# dematting tool



## mugsy & me (Feb 3, 2008)

while browsing for new food and water bowls and another new leash i chanced upon the grooming section of my favourite pet supply store. i found this small appliance called a dematting tool, it said it was for long haired breeds but there was a photo of a cat on the front of it. no mention if it was intended for dog use also but i bought it anyway. (desperation will do that) 
anyway, this thing is wonderful, slices through mats like a warm knife through hard butter, a slight resistance but mostly just cuts the mats and lets them fall to the floor.
i got more done on mugsy watching an hour rerun of the west wing then i did in about 5 hours over the weekend. all for a paltry $7.50 cdn.

joe


----------



## pjewel (Apr 11, 2007)

I'm tempted to say my favorite dematting tool would be a gun. There is no doubt now that Milo is going through his second blowing coat stage and I have no doubt that having Bailey attached to him half the day makes it worse. I'm almost at the point of giving up the ghost and cutting his hair all off. Did I say that???

Can you let me know what the tool is/looks like? I certainly need all the help I can get right about now.


----------



## mugsy & me (Feb 3, 2008)

a quick pic


----------



## mugsy & me (Feb 3, 2008)

another angle


----------



## Me&2Girls (May 11, 2007)

Wow - that's great Joe - but for those of us who need/want to keep a long coat - doesn't it just shred the length?


----------



## mugsy & me (Feb 3, 2008)

it seems more like thinning the hair and removing the mats.

mugsy's hair is no longer really long so it's hard to tell.

ask me an easier question...


----------



## ama0722 (Nov 28, 2006)

Be really careful, I used one once and I cut my thumb pretty bad so I gave up on it.


----------



## mugsy & me (Feb 3, 2008)

ama0722 said:


> Be really careful, I used one once and I cut my thumb pretty bad so I gave up on it.

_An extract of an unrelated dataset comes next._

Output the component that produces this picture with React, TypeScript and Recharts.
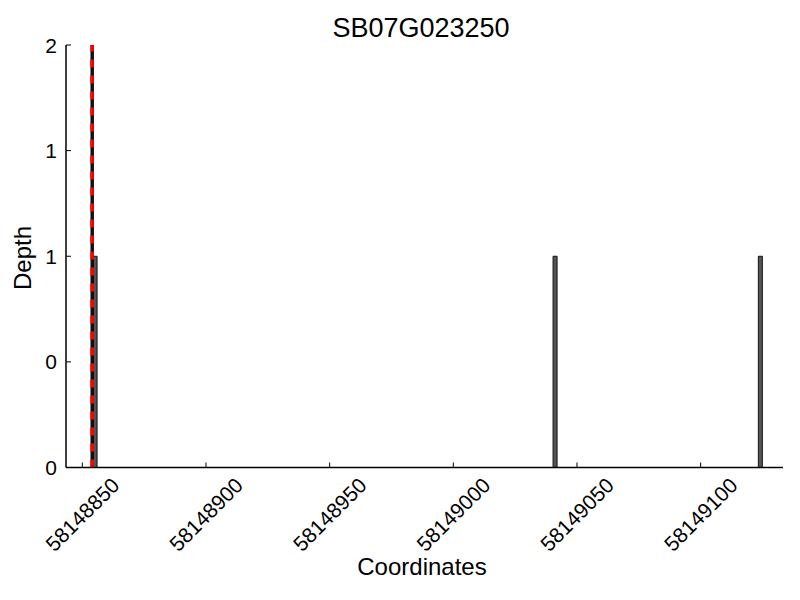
import React from "react";
import {
  ComposedChart,
  Bar,
  XAxis,
  YAxis,
  ReferenceLine,
} from "recharts";

// positions with coverage and their depth
const coords = [58148855, 58149041, 58149124];
const depths = [1, 1, 1];
const xTicks = [58148850, 58148900, 58148950, 58149000, 58149050, 58149100];
const yTicks = [0, 0.5, 1, 1.5, 2];
const xDomain = [58148843.4, 58149133.3];
const markerPos = 58148854;

const FONT = '"Liberation Sans", Arial, Helvetica, sans-serif';

const data = coords.map((c, i) => ({ pos: c, depth: depths[i] }));

function XTick(props: any) {
  const { x, y, payload } = props;
  const cy = y + 47;
  return (
    <g>
      <line x1={x} y1={y} x2={x} y2={y - 5} stroke="#000" strokeWidth={1} />
      <text
        x={x}
        y={cy}
        textAnchor="middle"
        dominantBaseline="central"
        fontSize={21}
        fontFamily={FONT}
        fill="#000"
        transform={`rotate(-45 ${x} ${cy})`}
      >
        {payload.value}
      </text>
    </g>
  );
}

function YTick(props: any) {
  const { x, y, payload } = props;
  return (
    <g>
      <line x1={x} y1={y} x2={x + 5} y2={y} stroke="#000" strokeWidth={1} />
      <text
        x={x - 9}
        y={y}
        textAnchor="end"
        dominantBaseline="central"
        fontSize={21}
        fontFamily={FONT}
        fill="#000"
      >
        {Math.floor(payload.value)}
      </text>
    </g>
  );
}

export default function App() {
  return (
    <div style={{ position: "absolute", left: 0, top: 0, width: 800, height: 600, background: "#fff" }}>
      <ComposedChart
        width={800}
        height={600}
        data={data}
        margin={{ top: 45, right: 17, bottom: 0, left: 0 }}
      >
        <XAxis
          dataKey="pos"
          type="number"
          domain={xDomain}
          allowDataOverflow
          ticks={xTicks}
          interval={0}
          height={132.5}
          tickSize={0}
          tickMargin={0}
          tickLine={false}
          tick={<XTick />}
          axisLine={{ stroke: "#000", strokeWidth: 1.5 }}
        />
        <YAxis
          type="number"
          domain={[0, 2]}
          ticks={yTicks}
          interval={0}
          width={66}
          tickSize={0}
          tickMargin={0}
          tickLine={false}
          tick={<YTick />}
          axisLine={{ stroke: "#000", strokeWidth: 1.5 }}
        />
        <Bar
          dataKey="depth"
          barSize={4}
          fill="#555"
          stroke="#111"
          strokeWidth={1}
          isAnimationActive={false}
        />
        <ReferenceLine x={markerPos} stroke="#111" strokeWidth={3.5} />
        <ReferenceLine x={markerPos} stroke="#ff0000" strokeWidth={3.5} strokeDasharray="8 8" />
      </ComposedChart>
      <svg
        width={800}
        height={600}
        style={{ position: "absolute", left: 0, top: 0, pointerEvents: "none" }}
      >
        <text x={421} y={37} textAnchor="middle" fontSize={27} fontFamily={FONT} fill="#000">
          SB07G023250
        </text>
        <text x={422} y={575} textAnchor="middle" fontSize={24} fontFamily={FONT} fill="#000">
          Coordinates
        </text>
        <text
          x={31}
          y={258}
          textAnchor="middle"
          fontSize={24}
          fontFamily={FONT}
          fill="#000"
          transform="rotate(-90 31 258)"
        >
          Depth
        </text>
      </svg>
    </div>
  );
}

was your thumb badly matted?
sorry, could not resist...

it does seem semi-lethal but i have been careful so far.
i just really like the feeling of getting somewhere when i use it.

joe


----------



## Jane (Jun 2, 2007)

pjewel said:


> I'm tempted to say my favorite dematting tool would be a gun.


Geri!!! ound:


----------



## LuvCicero (Mar 31, 2008)

I saw something like this at PetSmart called a "FURminator" that said it removes the undercoat and loose hair but it is not recommended for breeds like Shih Tzus, Maltese, and Bichons. I think it cost around $35.00, but I was afraid it would cut too much hair even though it said it wouldn't damage the topcoat. I think it might work good on a dog that is in a puppy cut.


----------



## RikiDaisyDixie (Apr 15, 2008)

*no furminator for havanese*

It is made for shedding dogs and cats and takes out a tremendous amount of hair. For my cats, it was amazing...seemed like a huge amount...and also for shedding dogs because it gets the undercoat. It isn't for coated dogs that don't shed.

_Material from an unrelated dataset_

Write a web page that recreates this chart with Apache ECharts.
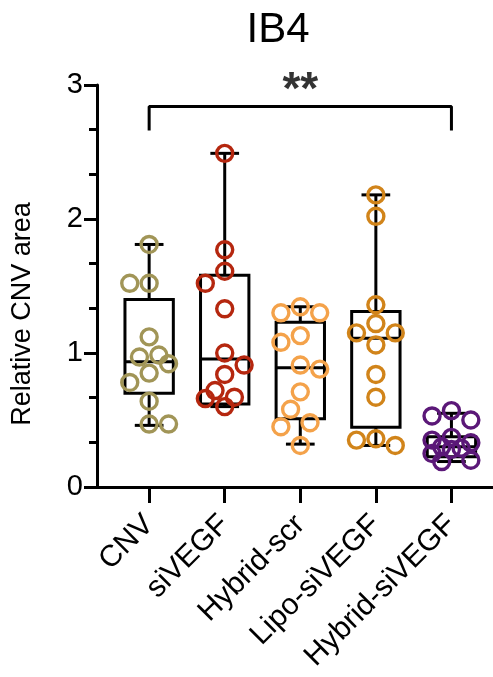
<!DOCTYPE html>
<html>
<head>
<meta charset="utf-8">
<script src="https://cdn.jsdelivr.net/npm/echarts@6/dist/echarts.min.js"></script>
<style>
html,body{margin:0;padding:0;background:#fff;}
#c{width:493px;height:677px;}
</style>
</head>
<body>
<div id="c"></div>
<script>
// ---- data ----
const categories = ['CNV', 'siVEGF', 'Hybrid-scr', 'Lipo-siVEGF', 'Hybrid-siVEGF'];
const cnvValues = [1.81, 1.52, 1.52, 1.12, 0.985, 0.97, 0.92, 0.85, 0.78, 0.64, 0.47, 0.47];
const siVEGFValues = [2.49, 1.77, 1.61, 1.52, 1.33, 1.00, 0.91, 0.84, 0.72, 0.67, 0.66, 0.60];
const hybridScrValues = [1.345, 1.30, 1.30, 1.13, 1.08, 0.91, 0.88, 0.71, 0.58, 0.48, 0.45, 0.31];
const lipoSiVEGFValues = [2.18, 2.02, 1.36, 1.22, 1.15, 1.15, 1.06, 0.84, 0.67, 0.36, 0.35, 0.31];
const hybridSiVEGFValues = [0.57, 0.53, 0.50, 0.37, 0.35, 0.33, 0.30, 0.29, 0.28, 0.25, 0.20, 0.19];
// box stats: [min, Q1, median, Q3, max]
const boxStats = [
  [0.46, 0.70, 0.935, 1.40, 1.81],
  [0.60, 0.62, 0.955, 1.58, 2.49],
  [0.32, 0.51, 0.89, 1.23, 1.345],
  [0.31, 0.445, 1.11, 1.31, 2.18],
  [0.19, 0.225, 0.30, 0.375, 0.55]
];
const yTicks = [0, 1, 2, 3];
const significance = { from: 0, to: 4, label: '**', y: 2.84, leg: 2.66 };
const titleText = 'IB4';
const yAxisName = 'Relative CNV area';

// ---- styling ----
const groupValues = [cnvValues, siVEGFValues, hybridScrValues, lipoSiVEGFValues, hybridSiVEGFValues];
const colors = ['#a19557', '#b5270f', '#f4a24a', '#d1841a', '#5b1878'];
const FONT = 'Liberation Sans, Arial, Helvetica, sans-serif';
const BOX_HALF = 0.32;
const CAP_HALF = 0.19;
const SYM = 16;
const BW = 3.4;
const LW = 3;

const chart = echarts.init(document.getElementById('c'), null, { renderer: 'canvas' });

function boxSeries() {
  return {
    type: 'custom',
    z: 2,
    clip: false,
    data: boxStats.map((s, i) => [i].concat(s)),
    renderItem: function (params, api) {
      const x = api.value(0);
      const mn = api.value(1), q1 = api.value(2), md = api.value(3), q3 = api.value(4), mx = api.value(5);
      const tl = api.coord([x - BOX_HALF, q3]);
      const br = api.coord([x + BOX_HALF, q1]);
      const st = { stroke: '#000', lineWidth: LW, fill: null };
      const line = (a, b) => ({ type: 'line', shape: { x1: a[0], y1: a[1], x2: b[0], y2: b[1] }, style: { stroke: '#000', lineWidth: LW } });
      return {
        type: 'group',
        children: [
          { type: 'rect', shape: { x: tl[0], y: tl[1], width: br[0] - tl[0], height: br[1] - tl[1] }, style: st },
          line(api.coord([x - BOX_HALF, md]), api.coord([x + BOX_HALF, md])),
          line(api.coord([x, q3]), api.coord([x, mx])),
          line(api.coord([x, q1]), api.coord([x, mn])),
          line(api.coord([x - CAP_HALF, mx]), api.coord([x + CAP_HALF, mx])),
          line(api.coord([x - CAP_HALF, mn]), api.coord([x + CAP_HALF, mn]))
        ]
      };
    }
  };
}

function pointSeries(xOffsets) {
  return groupValues.map((vals, gi) => ({
    type: 'scatter',
    z: 5,
    symbol: 'circle',
    symbolSize: SYM,
    clip: false,
    itemStyle: { color: 'rgba(255,255,255,0)', borderColor: colors[gi], borderWidth: BW, opacity: 1 },
    emphasis: { disabled: true },
    data: vals.map((v, i) => [gi + (xOffsets ? xOffsets[gi][i] : 0), v])
  }));
}

function buildOption(xOffsets) {
  return {
    animation: false,
    backgroundColor: '#fff',
    title: {
      text: titleText,
      left: 273,
      top: 4,
      textAlign: 'center',
      textStyle: { fontFamily: FONT, fontSize: 42, fontWeight: 'normal', color: '#000' }
    },
    graphic: [{
      type: 'text',
      x: 23, y: 314,
      rotation: Math.PI / 2,
      style: { text: yAxisName, font: '27px ' + FONT, fill: '#000', textAlign: 'center', textVerticalAlign: 'middle' }
    }],
    grid: { left: 97, right: 0, top: 85, bottom: 190, containLabel: false },
    xAxis: {
      type: 'value',
      min: -0.69,
      max: 4.55,
      splitLine: { show: false },
      axisLine: { show: true, onZero: false, lineStyle: { color: '#000', width: LW } },
      axisTick: { show: true, customValues: [0, 1, 2, 3, 4], length: 16, lineStyle: { color: '#000', width: LW } },
      axisLabel: {
        show: true,
        customValues: [0, 1, 2, 3, 4],
        formatter: v => categories[Math.round(v)],
        rotate: 45,
        margin: 33,
        fontFamily: FONT, fontSize: 30, color: '#000'
      }
    },
    yAxis: {
      type: 'value',
      min: 0, max: 3, interval: 1,
      splitLine: { show: false },
      axisLine: { show: true, onZero: false, lineStyle: { color: '#000', width: LW } },
      axisTick: { show: true, length: 13, lineStyle: { color: '#000', width: LW } },
      minorTick: { show: true, splitNumber: 3, length: 8, lineStyle: { color: '#000', width: LW } },
      axisLabel: { margin: 14, fontFamily: FONT, fontSize: 29, color: '#000',
        formatter: v => (yTicks.indexOf(v) >= 0 ? String(v) : '') }
    },
    series: [
      boxSeries(),
      {
        type: 'line',
        z: 3,
        symbol: 'none',
        clip: false,
        lineStyle: { color: '#000', width: LW },
        data: [[significance.from, significance.leg], [significance.from, significance.y],
               [significance.to, significance.y], [significance.to, significance.leg]]
      },
      {
        type: 'scatter',
        z: 3,
        symbolSize: 0,
        clip: false,
        data: [[(significance.from + significance.to) / 2, significance.y]],
        label: { show: true, position: 'top', distance: -8, formatter: significance.label,
          fontFamily: FONT, fontWeight: 'bold', fontSize: 46, color: '#000' }
      }
    ].concat(pointSeries(xOffsets))
  };
}

chart.setOption(buildOption(null));

// beeswarm-like horizontal spreading computed in pixel space
function swarm(values, gi) {
  const p0 = chart.convertToPixel({ gridIndex: 0 }, [gi, 0]);
  const p1 = chart.convertToPixel({ gridIndex: 0 }, [gi + 1, 0]);
  const unitX = p1[0] - p0[0];
  const d = SYM + BW;
  const order = values.map((v, i) => i).sort((a, b) => values[b] - values[a]);
  const placed = [];
  const offs = new Array(values.length).fill(0);
  let lastSide = 1;
  order.forEach(i => {
    const py = chart.convertToPixel({ gridIndex: 0 }, [gi, values[i]])[1];
    const cands = [0];
    for (let k = 1; k <= 2; k++) { cands.push(-lastSide * k * d / 2); cands.push(lastSide * k * d / 2); }
    let chosen = null, bestC = 0, bestD = -1;
    for (const c of cands) {
      let minD = Infinity;
      for (const p of placed) {
        const dx = c - p[0], dy = py - p[1];
        minD = Math.min(minD, Math.sqrt(dx * dx + dy * dy));
      }
      if (minD >= d * 0.95) { chosen = c; break; }
      if (minD > bestD) { bestD = minD; bestC = c; }
    }
    if (chosen === null) chosen = bestC;
    if (chosen !== 0) lastSide = chosen > 0 ? 1 : -1;
    placed.push([chosen, py]);
    offs[i] = chosen / unitX;
  });
  return offs;
}
const offsets = groupValues.map((vals, gi) => swarm(vals, gi));
chart.setOption(buildOption(offsets), true);
</script>
</body>
</html>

The dematting tool was used by me when Riki was little. It took out the mats and also a great deal of coat. It wouldn't be a good idea for a dog in show or someone who loves the long, perfect coat. It does work for those under the arms and near the hind legs for those of us with non-show dogs and also those in shorter coats. I, too, cut my finger with it...


----------



## Havtahava (Aug 20, 2006)

Joe, I'm surprised at the price of yours! I bought a high-end version several years ago after watching a pro do a demo for me at a show. You can thin a coat out and/or break up mats, but the problems come several weeks later when the hair starts tangling up even more. It may be a mat breaker, but it's also a mat _creator_! With so many hairs at different lengths, it invites opportunity for mats to reproduce in a maddening way.

And yes, those blades are wicked.


----------



## mugsy & me (Feb 3, 2008)

sounds like a mixed blessing of sorts.

i may continue using it for now to get rid of all the mats and then hope for the best with returning to the comb and brush combo.

joe


----------



## Lilysplash I (Jul 19, 2007)

I bought a 7" untangler comb with rotating teeth at a dog show last year that I think could also be used for cats. It works great and is my favorite. I also use an Evolution rotating comb that works well but the other is my favorite!


----------